Change management
Useful Data - Change Management
Change Management Models
There are a number of potential models for change to use that we can apply to use as a process for change.
Lewin’s Three Stage Model
- Unfreeze; change; freeze.
Kotter’s Eight Stage Model
- Needs: Urgency, Vision, empowerment, quick wins, ongoing building on the change, make it stick
Senge’s Systems Thinking Model
- Optimistic stuff. A shared Vision; Mental Models; Team Learning; Personal Mastery (4) and System Thinking (5). The fifth Discipline, System Thinking, is the one discipline that binds the other four and therefore the discipline where the focus of Change Management should be.
McKinsey 7-S Model
- Seems appropriate for creating an organisation, department or service.
ADKAR Change Management Model
- Uses Awareness, Desire, Knowledge, Ability, Reinforcement. More to do with changing an organisation.
Nudge Theory
- Suitable for lots of small behavioural changes in a population.
Bridges’ Transition Model
- Endings; Neutral Zone; New Beginnings. Suitable for managing employees in a department through a single very big change.
Kübler-Ross Change Management Framework
- The management of grief stages, reworked into a business context. E.g. Denial, Anger, Bargaining, Depression, Acceptance. Or Shock, Anger, Rejection, Acceptance.
Maurer’s 3 Levels of Resistance and Change Model
- “I don’t get it. I don’t like it. I don’t like you.” May well be appropriate for predicting how staff will react.
The Deming Cycle
- Plan, Do, Check, Act. A working practice. One can expect to be going round that circle many times.

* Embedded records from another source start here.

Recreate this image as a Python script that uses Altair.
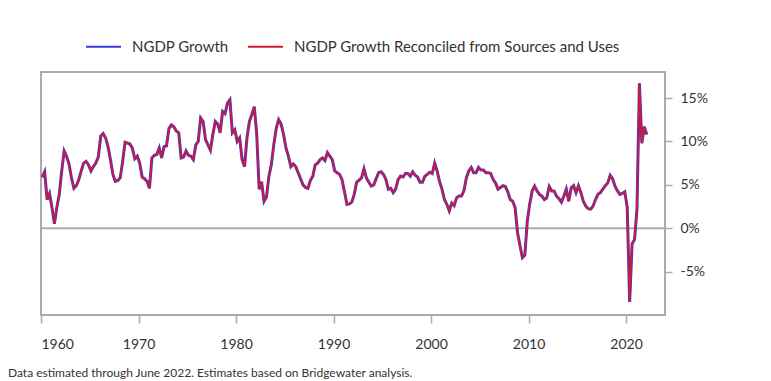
import altair as alt
import pandas as pd

# Year-over-year nominal GDP growth (%), quarterly
ngdp_1960s = [5.9, 6.5, 3.3, 4.0, 2.4, 0.5, 2.4, 3.9, 6.6, 8.9,
              8.3, 7.4, 5.8, 4.6, 4.9, 5.6, 6.6, 7.5, 7.7, 7.3,
              6.6, 7.1, 7.5, 8.2, 10.6, 10.9, 10.4, 9.4, 7.9, 6.2,
              5.4, 5.5, 5.8, 7.7, 9.9, 9.8, 9.7, 9.2, 8.0, 8.3]
ngdp_1970s = [7.5, 5.9, 5.7, 5.4, 4.6, 8.1, 8.4, 8.5, 9.25, 8.1,
              9.4, 9.5, 11.5, 11.9, 11.7, 11.2, 11.0, 8.1, 8.2, 8.9,
              8.4, 8.3, 7.9, 9.6, 10.0, 12.7, 12.3, 10.2, 9.6, 9.0,
              10.8, 12.3, 12.0, 11.0, 13.45, 13.2, 14.4, 14.8, 11.0, 11.35]
ngdp_1980s = [10.0, 10.4, 7.9, 7.1, 10.4, 12.3, 13.1, 14.0, 10.8, 4.5,
              5.35, 3.1, 3.6, 6.0, 7.3, 9.6, 11.5, 12.5, 12.0, 10.8,
              9.25, 8.3, 7.1, 7.4, 7.1, 6.4, 5.7, 5.0, 4.7, 4.6,
              5.5, 6.0, 7.3, 7.5, 7.9, 8.1, 7.8, 8.7, 8.3, 7.9]
ngdp_1990s = [6.6, 6.4, 6.2, 5.6, 4.2, 2.75, 2.8, 3.0, 3.9, 5.3,
              5.55, 5.8, 6.85, 5.8, 5.3, 4.85, 5.0, 5.7, 6.4, 6.5,
              6.2, 5.6, 4.5, 4.6, 4.1, 4.5, 5.6, 6.0, 5.9, 6.3,
              6.3, 6.0, 6.5, 6.1, 5.9, 5.3, 5.3, 6.0, 6.2]
ngdp_2000s = [6.45, 6.3, 7.5, 6.6, 5.4, 4.5, 3.3, 2.75, 2.0, 2.9,
              2.6, 3.5, 3.7, 3.7, 4.3, 5.8, 6.6, 7.0, 6.4, 6.4,
              7.0, 6.7, 6.7, 6.4, 6.4, 6.3, 5.6, 5.2, 4.5, 4.7,
              4.9, 4.8, 4.2, 3.3, 3.1, 2.4, -0.5, -2.0, -3.4, -3.1]
ngdp_2010s_on = [0.8, 2.8, 4.3, 4.85, 4.3, 3.9, 3.7, 3.3, 3.5, 4.8,
                 4.3, 4.3, 3.7, 3.4, 3.0, 3.7, 4.5, 3.1, 4.65, 4.9,
                 4.1, 4.9, 4.1, 3.1, 2.55, 2.25, 2.2, 2.55, 3.3, 3.9,
                 4.1, 4.5, 4.9, 5.2, 6.1, 5.7, 4.85, 4.3, 3.9, 4.0,
                 4.2, 2.4, -8.5, -1.8, -1.3, 2.2, 16.7, 9.8, 11.7, 10.8]

ngdp = ngdp_1960s + ngdp_1970s + ngdp_1980s + ngdp_1990s + ngdp_2000s + ngdp_2010s_on
reconciled = list(ngdp)  # the reconciled series lies on top of the headline series
start_year = 1960.125
years = [start_year + 0.25 * i for i in range(len(ngdp))]

S1 = "NGDP Growth"
S2 = "NGDP Growth Reconciled from Sources and Uses"
x_ticks = [1960, 1970, 1980, 1990, 2000, 2010, 2020]
y_ticks = [-5, 0, 5, 10, 15]
zero_level = [0]
footer = ["Data estimated through June 2022. Estimates based on Bridgewater analysis."]

n = len(ngdp)
df = pd.DataFrame({
    "year": years + years,
    "value": ngdp + reconciled,
    "series": [S1] * n + [S2] * n,
})

FONT = "Lato"
BLUE = "#3A3AE6"
RED = "#CE1B2E"
GRAY = "#ABABAB"
TXT = "#333333"

color = alt.Color(
    "series:N",
    scale=alt.Scale(domain=[S1, S2], range=[BLUE, RED]),
    legend=alt.Legend(
        title=None, orient="none", legendX=44, legendY=-44,
        direction="horizontal", symbolType="stroke", symbolSize=1225,
        symbolStrokeWidth=2, labelFontSize=15, labelFont=FONT,
        labelColor=TXT, labelOffset=10, columnPadding=15, padding=0,
        labelLimit=0,
    ),
)
x = alt.X(
    "year:Q",
    scale=alt.Scale(domain=[1960, 2024], nice=False, zero=False),
    axis=alt.Axis(values=x_ticks, format="d", title=None, grid=False,
                  domain=False, ticks=True, tickSize=8, tickColor=GRAY,
                  tickWidth=1.5, labelFontSize=14, labelFont=FONT,
                  labelColor=TXT, labelPadding=14),
)
y_axis = alt.Axis(orient="right", values=y_ticks, labelExpr="datum.value + '%'",
                  title=None, grid=False, domain=False, ticks=True, tickSize=7,
                  tickColor=GRAY, tickWidth=1.5, labelFontSize=14,
                  labelFont=FONT, labelColor=TXT, labelPadding=8)
y_scale = alt.Scale(domain=[-10, 18], nice=False, zero=False)
y = alt.Y("value:Q", scale=y_scale, axis=y_axis)

zero = alt.Chart(pd.DataFrame({"value": zero_level})).mark_rule(
    color=GRAY, strokeWidth=2
).encode(y=y)

blue = alt.Chart(df).transform_filter(alt.datum.series == S1).mark_line(
    strokeWidth=3
).encode(x=x, y=y, color=color)
red = alt.Chart(df).transform_filter(alt.datum.series == S2).mark_line(
    strokeWidth=1.8
).encode(x=x, y=y, color=color)

note = alt.Chart(pd.DataFrame({"t": footer})).mark_text(
    align="left", baseline="middle", fontSize=12, font=FONT, color=TXT
).encode(x=alt.value(-33), y=alt.value(301), text="t:N")

chart = alt.layer(zero, blue, red, note).properties(
    width=624, height=243,
    autosize=alt.AutoSizeParams(type="none"),
    padding={"left": 33, "top": 64, "right": 90, "bottom": 64},
).configure(font=FONT).configure_view(stroke=GRAY, strokeWidth=2)

chart.save("out.html", embed_options={"renderer": "svg", "actions": False})
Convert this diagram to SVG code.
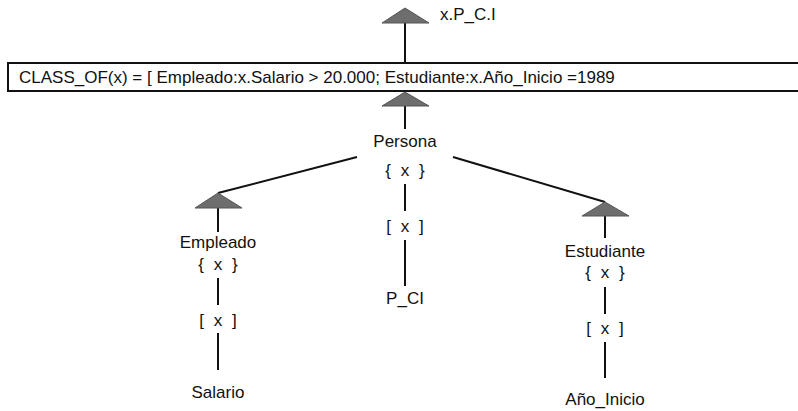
<svg xmlns="http://www.w3.org/2000/svg" width="798" height="411" viewBox="0 0 798 411">
<style>
text{font-family:"Liberation Sans",Arial,sans-serif;font-size:17px;fill:#111}
.c{text-anchor:middle}
.b{word-spacing:5px}
.l{stroke:#111;stroke-width:2;fill:none}
.t{fill:#6e6e6e;stroke:#555;stroke-width:1}
</style>
<rect width="798" height="411" fill="#fff"/>
<g id="connectors">
<line class="l" x1="405" y1="22" x2="405" y2="63"/>
<line class="l" x1="405" y1="106" x2="405" y2="129"/>
<line class="l" x1="405" y1="184" x2="405" y2="211"/>
<line class="l" x1="405" y1="240" x2="405" y2="286"/>
<line class="l" x1="357" y1="157" x2="218" y2="193"/>
<line class="l" x1="453" y1="157" x2="605" y2="202"/>
<line class="l" x1="218" y1="208" x2="218" y2="232"/>
<line class="l" x1="218" y1="278" x2="218" y2="305"/>
<line class="l" x1="218" y1="333" x2="218" y2="370"/>
<line class="l" x1="605" y1="216" x2="605" y2="238"/>
<line class="l" x1="605" y1="287" x2="605" y2="314"/>
<line class="l" x1="605" y1="342" x2="605" y2="378"/>
</g>
<g id="top">
<polygon class="t" points="405,8 429,23 382,23"/>
<text x="440" y="20">x.P_C.I</text>
</g>
<g id="class_of">
<rect x="8" y="63" width="800" height="28" fill="#fff" stroke="#111" stroke-width="2"/>
<text x="19" y="83">CLASS_OF(x) = [ Empleado:x.Salario &gt; 20.000; Estudiante:x.Año_Inicio =1989</text>
</g>
<g id="persona">
<polygon class="t" points="405,92 429,106 382,106"/>
<text class="c" x="405" y="147">Persona</text>
<text class="c b" x="405" y="176">{ x }</text>
<text class="c b" x="405" y="232">[ x ]</text>
<text class="c" x="405" y="304">P_CI</text>
</g>
<g id="empleado">
<polygon class="t" points="218,193 242,208 195,208"/>
<text class="c" x="218" y="248">Empleado</text>
<text class="c b" x="218" y="270">{ x }</text>
<text class="c b" x="218" y="326">[ x ]</text>
<text class="c" x="218" y="398">Salario</text>
</g>
<g id="estudiante">
<polygon class="t" points="605,202 629,216 582,216"/>
<text class="c" x="605" y="257">Estudiante</text>
<text class="c b" x="605" y="278">{ x }</text>
<text class="c b" x="605" y="334">[ x ]</text>
<text class="c" x="605" y="405">Año_Inicio</text>
</g>
</svg>
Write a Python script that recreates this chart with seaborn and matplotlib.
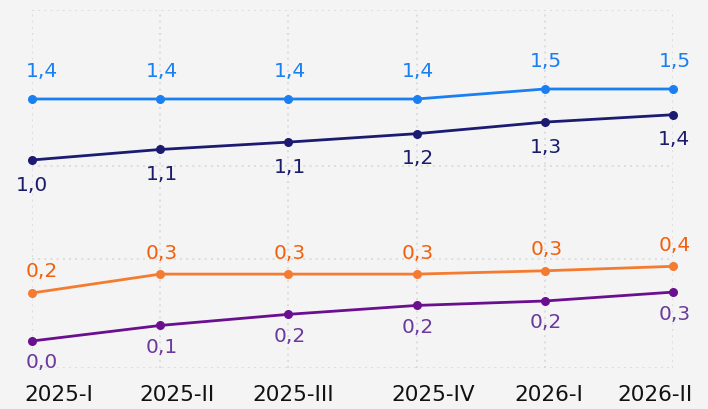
import matplotlib
matplotlib.use("Agg")
import matplotlib.pyplot as plt
import matplotlib.transforms as mtransforms
import seaborn as sns
import pandas as pd

# ---- data ----
periodos = ["2025-I", "2025-II", "2025-III", "2025-IV", "2026-I", "2026-II"]
serie_azul = [1.42, 1.42, 1.42, 1.42, 1.47, 1.47]
serie_marino = [0.96, 1.06, 1.13, 1.21, 1.32, 1.39]
serie_naranja = [0.24, 0.325, 0.325, 0.325, 0.34, 0.36]
serie_morada = [0.04, 0.11, 0.16, 0.20, 0.22, 0.26]

BG = "#f4f4f4"
sns.set_style("white")
plt.rcParams["font.family"] = ["DejaVu Sans"]

fig = plt.figure(figsize=(7.08, 4.09), dpi=100, facecolor=BG)
W, H = 708, 409
left, right, top, bottom = 32, 673, 10, 368
ax = fig.add_axes([left / W, 1 - bottom / H, (right - left) / W, (bottom - top) / H])
ax.set_facecolor(BG)

# each series has its own vertical scale (separate hidden y axes)
series = [
    # values, line colour, text colour, ylim, label baseline offset (pt), first-label x shift (pt)
    (serie_azul, "#1a7ff0", "#1a7ff0", (0.075, 1.865), 15.5, 7),
    (serie_marino, "#1b1b72", "#1b1b6c", (-1.016, 2.385), -22.0, 0),
    (serie_naranja, "#f47b30", "#f2600e", (-0.0975, 1.5135), 11.2, 7),
    (serie_morada, "#690f8f", "#6a3a9c", (-0.0815, 1.5295), -19.8, 7),
]

for i, (vals, lc, tc, ylim, dy, dx0) in enumerate(series):
    a = ax.twinx()
    a.set_ylim(*ylim)
    a.set_yticks([])
    for s in a.spines.values():
        s.set_visible(False)
    df = pd.DataFrame({"periodo": periodos, "valor": vals})
    sns.lineplot(data=df, x="periodo", y="valor", ax=a, color=lc, lw=2.0,
                 marker="o", markersize=6.5, markeredgewidth=0, sort=False,
                 clip_on=False)
    a.set_xlabel("")
    a.set_ylabel("")
    for j, (p, v) in enumerate(zip(periodos, vals)):
        txt = f"{v:.1f}".replace(".", ",")
        a.annotate(txt, (j, v), xytext=(dx0 if j == 0 else 1, dy),
                   textcoords="offset points", ha="center", va="baseline",
                   fontsize=14.5, color=tc, annotation_clip=False)

ax.set_xlim(0, len(periodos) - 1)
ax.set_ylim(0, 1)
ax.set_xticks(range(len(periodos)))
ax.set_xticklabels([])
ax.set_yticks([0, 109 / 358, 202 / 358, 1])
ax.set_yticklabels([])
ax.tick_params(axis="both", length=0)
ax.grid(True, color="#d9d9d9", linestyle=(0, (1.2, 2.5)), linewidth=1.2)
for s in ax.spines.values():
    s.set_visible(False)
for t in fig.axes[1:]:
    t.set_xlim(0, len(periodos) - 1)

# category labels, kept inside the figure like the reference
shift_px = [27, 17, 5, 17, 4, -18]
for j, (p, sx) in enumerate(zip(periodos, shift_px)):
    tr = ax.get_xaxis_transform() + mtransforms.ScaledTranslation(
        sx / 100, -17 / 100, fig.dpi_scale_trans)
    ax.text(j, 0, p, transform=tr, ha="center", va="top",
            fontsize=15.5, color="#111111", clip_on=False)

fig.savefig("out.png", dpi=100, facecolor=BG)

Just something to keep in mind.
Satir Change Management Model
- For recognising and reporting the performance dip and recovery in change. Late Status Quo; Resistance; Chaos; Integration; New Status Quo. Just to be aware of. Some things might get worse as we try to make them better, such as productivity dropping as processes are embedded.
Kaizen Change Management Model
- Works well with business-as-usual in an operational environment.
LaMarsh Change Management Model
- A general purpose one-size-fits-all risk-based approach. Initiate change; Identify risk; Implementation; Achieve results; Sustain outcomes. Deal with the greatest risks first to make everything else runs smoothly later.
Three ways to manage change
Reactive = respond to change
Anticipatory = try to see it coming and prepare for it
Proactive = drive it yourself
All three are relevant and useful approaches. All three should / could be used.
The scale of ambition
Incremental = make improvements to what exists
Transformational = new ways of working
Both extremes are achievable and useful approaches.
Target realistically and optimistically: do not over-stretch but do not be under-ambitious.
Know your capabilities but know your limitations.
Timescales
Emergent change = comes out of the blue
Planned change = from a deliberate policy or strategy
Only the former is guaranteed.
Either can fail.
Types of change management method
Developmental = steady progress from before to after. e.g. from child to adult. Growth. Appearance changes.
Transitional = dismantle the old while building the new e.g. from caterpillar to butterfly. New systems. The work changes.
Transformational = fundamental new way of thinking and being e.g. from fields to factories. New environment. Everything changes.